Sequestration Cost Reduction Workshops Report

October 10th, 2023

How can the cost of carbon sequestration be reduced through technical innovation?

Limiting global warming to 1.5oC is only possible with both rapid emission reductions and removal of emissions from the atmosphere. Australian industries will transition to a low emissions future at varying rates. To support slower transitioning industries, we need to develop and deploy technologies that sequester carbon. 

Recently CSIRO hosted expert workshops focussed on the urgent need to develop and increase the set of sequestration technologies available to Australia that can achieve large-scale removal of emissions at affordable costs.  

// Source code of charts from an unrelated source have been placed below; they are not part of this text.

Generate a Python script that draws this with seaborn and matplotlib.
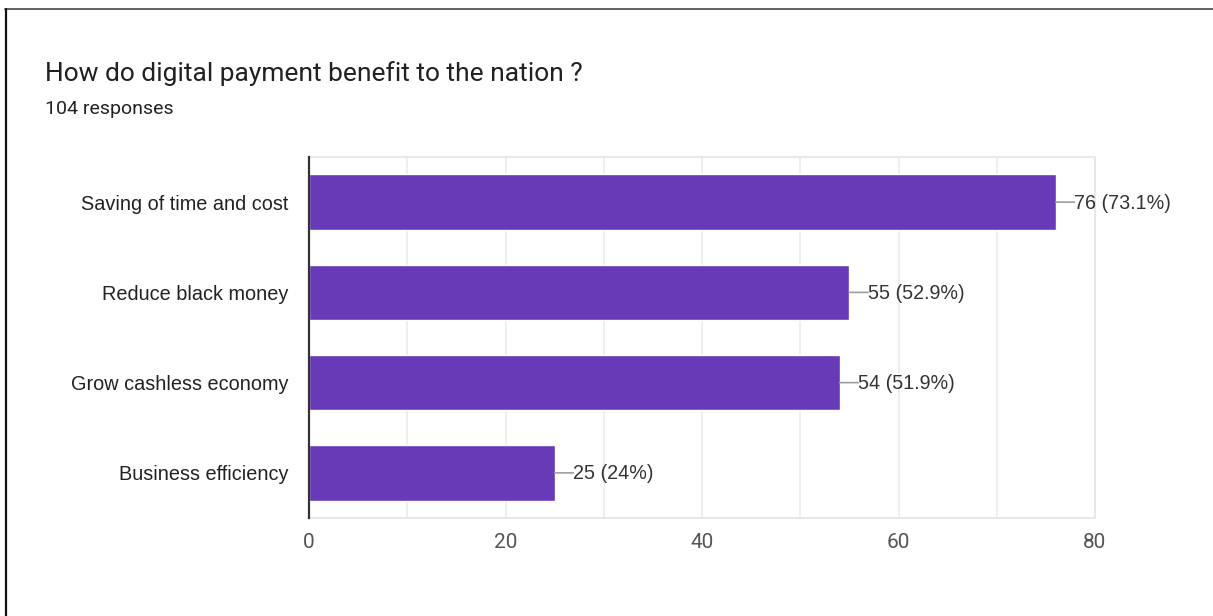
import numpy as np
import pandas as pd
import matplotlib.pyplot as plt
import seaborn as sns
from matplotlib.lines import Line2D

TITLE = "How do digital payment benefit to the nation ?"
SUBTITLE = "104 responses"
CATEGORIES = ["Saving of time and cost", "Reduce black money",
              "Grow cashless economy", "Business efficiency"]
COUNTS = [76, 55, 54, 25]
PERCENTS = ["73.1%", "52.9%", "51.9%", "24%"]
X_TICKS = [0, 20, 40, 60, 80]

BAR_COLOR = "#673ab7"
LABEL_FONT = ["Liberation Sans", "DejaVu Sans"]

sns.set_theme(style="white")
plt.rcParams["font.family"] = ["Roboto", "DejaVu Sans"]

df = pd.DataFrame({"category": CATEGORIES, "count": COUNTS, "pct": PERCENTS})

fig = plt.figure(figsize=(12.13, 6.16), dpi=100)
ax = fig.add_axes([309 / 1213, 98 / 616, 786 / 1213, 361 / 616])

sns.barplot(data=df, x="count", y="category", orient="h", color=BAR_COLOR,
            saturation=1, width=0.615, ax=ax, zorder=3)

ax.set_xlim(0, 80)
ax.set_ylim(3.5, -0.5)
ax.set_xticks(X_TICKS)
ax.set_xticks(np.arange(10, 80, 20), minor=True)
ax.grid(True, axis="x", which="both", color="#ebebeb", linewidth=1.2, zorder=0)
ax.set_xlabel("")
ax.set_ylabel("")

for side in ["top", "right", "bottom"]:
    ax.spines[side].set_color("#e8e8e8")
    ax.spines[side].set_linewidth(1.5)
ax.spines["left"].set_color("#333333")
ax.spines["left"].set_linewidth(1.6)
ax.spines["left"].set_zorder(5)

ax.tick_params(axis="x", which="both", length=0, pad=11, labelsize=15,
               labelcolor="#555555")
ax.tick_params(axis="y", length=0, pad=15, labelsize=14.3, labelcolor="#222222")
for lbl in ax.get_yticklabels():
    lbl.set_family(LABEL_FONT)

# value labels with short leader lines
for i, row in df.iterrows():
    ax.annotate("", xy=(row["count"], i), xytext=(row["count"] + 1.9, i),
                arrowprops=dict(arrowstyle="-", color="#9e9e9e", lw=1.2,
                                shrinkA=0, shrinkB=0),
                annotation_clip=False)
    ax.text(row["count"] + 1.9, i + 0.01, f"{row['count']} ({row['pct']})",
            va="center", ha="left", fontsize=14.2, color="#333333",
            family=LABEL_FONT, clip_on=False)

fig.text(45 / 1213, 1 - 74 / 616, TITLE, fontsize=19, color="#212121",
         va="center", ha="left")
fig.text(45 / 1213, 1 - 109 / 616, SUBTITLE, fontsize=14, color="#212121",
         va="center", ha="left")

# page frame lines (top and left)
fig.add_artist(Line2D([5 / 1213, 1], [1 - 8.5 / 616] * 2, color="#555555",
                      lw=1.3, transform=fig.transFigure))
fig.add_artist(Line2D([5.5 / 1213] * 2, [0, 1 - 8.5 / 616], color="#111111",
                      lw=1.6, transform=fig.transFigure))

fig.savefig("out.png", dpi=100)
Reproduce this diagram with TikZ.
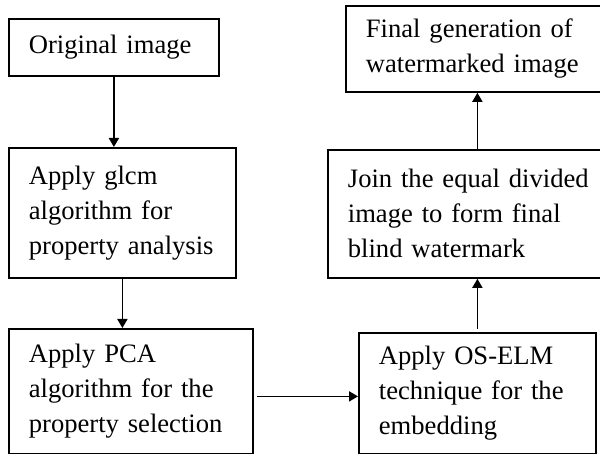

The ‘Sequestration cost reduction workshops report’ details the methods, outputs, and analysis from a series of workshops held to gain expert advice on how technical innovation can lower the price of carbon sequestration ($/t of sequestration) and reduce barriers to uptake.  

Expert workshops 

The workshops brought together over 60 experts from industry, academia and government to aid in identifying and ranking innovation options. Some technologies examined are currently at the early stages of development, costly and not widely utilised; others are widely deployed, but further expansion of use would help reach abatement goals.  

The workshops discussed sequestration approaches using: 

  • planted vegetation (such as reafforestation) 
  • blue carbon (such as mangrove restoration) 
  • direct air capture of carbon dioxide from the atmosphere 
  • bioenergy and biochar, carbon capture and storage 
  • mineral carbonation 
  • In addition, two technology options for savanna fire management were reviewed. 

Key findings from the workshops: 

  1. All investigated sequestration approaches have technical innovation options that can lower the cost. The less mature technologies (such as direct air capture, biomass/biochar and mineral carbonation) have greater potential for cost reduction and accelerating uptake. 
  1. Innovations in blue carbon could reduce costs by around 40% on current costs,  
  1. Innovations in planted vegetation sequestration could result in approximately 10 to 30%  
  1. Good opportunities exist to lower the costs of mineral carbonation sequestration, a technology at an early stage of development. The early stage of technology makes cost reduction estimates more difficult and less precise. For ex-situ approaches (e.g. treatment of reactive mine tailings), these could decline by around 40 to 70% from current costs. Innovations for in-situ approaches (reaction with rock formations) could lower costs by 10 to 50% of the current cost of around $37 per tonne. 

Download CSIRO’s Sequestration Cost Reduction Workshops Report below.

About the report: 

  • The report findings do not constitute a formal review, an economic analysis, or the final word on any of the sequestration technologies reviewed, which in some cases, are changing rapidly.   
  • The report does not provide estimates of additional economic potential sequestration that could be unlocked due to the cost reduction potential, and this is left for future studies to undertake.
  • All cost reduction figures should be taken as indicative, or “ballpark”, and used more as a means of ranking or prioritising action to drive down the technology cost rather than for formal evaluation of costs of implementation.
  • It should be noted that at time of writing the spot price for one tonne of carbon is $35.50.

This is the second phase of a larger investigation into carbon sequestration, together these two reports will help the Climate Change Authority provide advice to government on Australia’s 2035 emissions reduction targets. 

The first phase, Australia’s carbon sequestration potential, was published in January 2022. Phase one found that nature-based technologies such as permanent plantings, plantation and farm forestry, and soil carbon currently provide significant potential; as does Australia’s vast geological storage capacity.